Take the lines of the data below from the very first through the line containing "(start) at (235.5,17)" and output them exactly, pictures excluded.

* RECORDED DATA *
↓
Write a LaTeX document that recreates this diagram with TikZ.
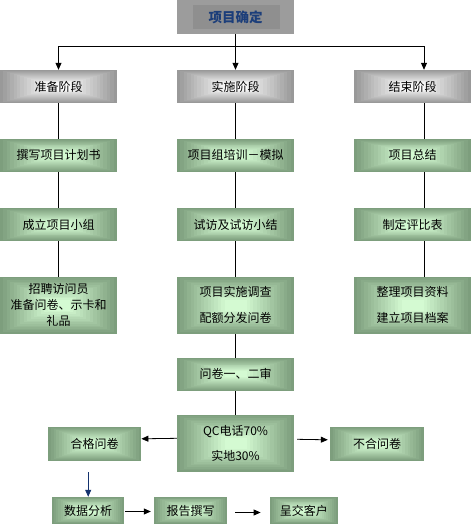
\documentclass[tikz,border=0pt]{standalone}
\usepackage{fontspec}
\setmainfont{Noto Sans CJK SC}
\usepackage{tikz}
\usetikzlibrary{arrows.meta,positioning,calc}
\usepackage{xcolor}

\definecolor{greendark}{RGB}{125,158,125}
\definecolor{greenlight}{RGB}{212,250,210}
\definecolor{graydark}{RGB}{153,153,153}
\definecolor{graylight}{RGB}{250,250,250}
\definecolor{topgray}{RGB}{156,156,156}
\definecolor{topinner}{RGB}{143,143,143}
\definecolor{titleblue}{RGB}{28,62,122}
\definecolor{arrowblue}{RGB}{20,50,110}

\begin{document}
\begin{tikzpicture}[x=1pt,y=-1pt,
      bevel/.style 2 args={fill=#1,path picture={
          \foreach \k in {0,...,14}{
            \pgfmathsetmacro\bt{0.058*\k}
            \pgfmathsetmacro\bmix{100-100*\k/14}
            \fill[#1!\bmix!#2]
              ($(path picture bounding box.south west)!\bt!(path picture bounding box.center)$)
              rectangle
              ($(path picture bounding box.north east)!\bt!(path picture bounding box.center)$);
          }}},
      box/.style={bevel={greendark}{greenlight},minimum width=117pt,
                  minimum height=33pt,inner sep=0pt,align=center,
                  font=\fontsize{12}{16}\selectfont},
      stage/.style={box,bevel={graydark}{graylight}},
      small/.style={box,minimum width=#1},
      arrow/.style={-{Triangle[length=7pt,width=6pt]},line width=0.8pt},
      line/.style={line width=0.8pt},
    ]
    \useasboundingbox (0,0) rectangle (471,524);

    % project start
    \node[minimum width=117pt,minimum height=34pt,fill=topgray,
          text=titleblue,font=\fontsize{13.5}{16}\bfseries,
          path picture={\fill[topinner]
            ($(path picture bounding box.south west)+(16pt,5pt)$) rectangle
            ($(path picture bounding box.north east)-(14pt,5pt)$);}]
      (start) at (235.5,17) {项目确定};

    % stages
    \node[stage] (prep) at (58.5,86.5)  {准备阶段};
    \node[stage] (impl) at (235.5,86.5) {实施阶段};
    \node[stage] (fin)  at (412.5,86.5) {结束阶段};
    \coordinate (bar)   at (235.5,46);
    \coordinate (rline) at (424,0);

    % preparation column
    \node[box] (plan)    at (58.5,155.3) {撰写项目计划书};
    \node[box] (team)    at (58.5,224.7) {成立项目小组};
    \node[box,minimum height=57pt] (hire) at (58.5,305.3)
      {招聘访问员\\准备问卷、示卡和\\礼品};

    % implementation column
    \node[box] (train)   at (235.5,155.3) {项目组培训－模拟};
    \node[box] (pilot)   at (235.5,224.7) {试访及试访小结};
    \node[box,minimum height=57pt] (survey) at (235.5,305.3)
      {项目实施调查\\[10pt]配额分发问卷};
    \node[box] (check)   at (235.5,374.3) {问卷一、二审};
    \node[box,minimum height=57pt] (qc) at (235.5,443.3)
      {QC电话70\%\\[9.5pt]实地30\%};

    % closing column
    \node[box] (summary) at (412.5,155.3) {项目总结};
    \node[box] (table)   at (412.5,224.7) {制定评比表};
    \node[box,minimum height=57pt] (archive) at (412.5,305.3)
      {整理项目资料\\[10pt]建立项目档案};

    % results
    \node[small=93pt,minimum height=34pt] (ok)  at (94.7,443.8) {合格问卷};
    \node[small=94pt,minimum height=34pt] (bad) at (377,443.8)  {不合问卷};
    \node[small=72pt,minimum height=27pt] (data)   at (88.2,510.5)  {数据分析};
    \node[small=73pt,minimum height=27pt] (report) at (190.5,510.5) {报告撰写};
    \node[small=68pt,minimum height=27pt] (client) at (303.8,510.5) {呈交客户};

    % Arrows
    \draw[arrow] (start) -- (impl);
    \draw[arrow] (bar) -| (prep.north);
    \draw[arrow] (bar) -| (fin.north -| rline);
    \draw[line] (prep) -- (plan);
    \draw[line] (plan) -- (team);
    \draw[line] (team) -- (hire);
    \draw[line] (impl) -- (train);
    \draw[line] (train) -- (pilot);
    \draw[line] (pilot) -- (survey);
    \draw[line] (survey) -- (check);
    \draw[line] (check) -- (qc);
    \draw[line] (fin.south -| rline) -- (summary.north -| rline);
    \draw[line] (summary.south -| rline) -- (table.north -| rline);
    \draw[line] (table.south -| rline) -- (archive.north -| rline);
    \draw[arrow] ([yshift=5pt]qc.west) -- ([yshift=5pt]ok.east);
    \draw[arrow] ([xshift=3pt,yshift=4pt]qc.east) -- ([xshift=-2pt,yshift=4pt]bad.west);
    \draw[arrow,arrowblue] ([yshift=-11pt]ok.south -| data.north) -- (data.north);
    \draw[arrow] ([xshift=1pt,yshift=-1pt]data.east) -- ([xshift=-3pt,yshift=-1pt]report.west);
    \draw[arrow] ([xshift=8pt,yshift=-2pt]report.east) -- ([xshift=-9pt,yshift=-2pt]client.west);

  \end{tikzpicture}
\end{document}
↑
* SOLUTION FOR THIS TASK *
Write a LaTeX document that recreates this diagram with TikZ.
\documentclass[tikz,border=0pt]{standalone}
\usepackage{fontspec}
\setmainfont{Noto Sans CJK SC}
\usepackage{tikz}
\usetikzlibrary{arrows.meta,positioning,calc}
\usepackage{xcolor}

\definecolor{greendark}{RGB}{125,158,125}
\definecolor{greenlight}{RGB}{212,250,210}
\definecolor{graydark}{RGB}{153,153,153}
\definecolor{graylight}{RGB}{250,250,250}
\definecolor{topgray}{RGB}{156,156,156}
\definecolor{topinner}{RGB}{143,143,143}
\definecolor{titleblue}{RGB}{28,62,122}
\definecolor{arrowblue}{RGB}{20,50,110}

\begin{document}
\begin{tikzpicture}[x=1pt,y=-1pt,
      bevel/.style 2 args={fill=#1,path picture={
          \foreach \k in {0,...,14}{
            \pgfmathsetmacro\bt{0.058*\k}
            \pgfmathsetmacro\bmix{100-100*\k/14}
            \fill[#1!\bmix!#2]
              ($(path picture bounding box.south west)!\bt!(path picture bounding box.center)$)
              rectangle
              ($(path picture bounding box.north east)!\bt!(path picture bounding box.center)$);
          }}},
      box/.style={bevel={greendark}{greenlight},minimum width=117pt,
                  minimum height=33pt,inner sep=0pt,align=center,
                  font=\fontsize{12}{16}\selectfont},
      stage/.style={box,bevel={graydark}{graylight}},
      small/.style={box,minimum width=#1},
      arrow/.style={-{Triangle[length=7pt,width=6pt]},line width=0.8pt},
      line/.style={line width=0.8pt},
    ]
    \useasboundingbox (0,0) rectangle (471,524);

    % project start
    \node[minimum width=117pt,minimum height=34pt,fill=topgray,
          text=titleblue,font=\fontsize{13.5}{16}\bfseries,
          path picture={\fill[topinner]
            ($(path picture bounding box.south west)+(16pt,5pt)$) rectangle
            ($(path picture bounding box.north east)-(14pt,5pt)$);}]
      (start) at (235.5,17) {项目确定};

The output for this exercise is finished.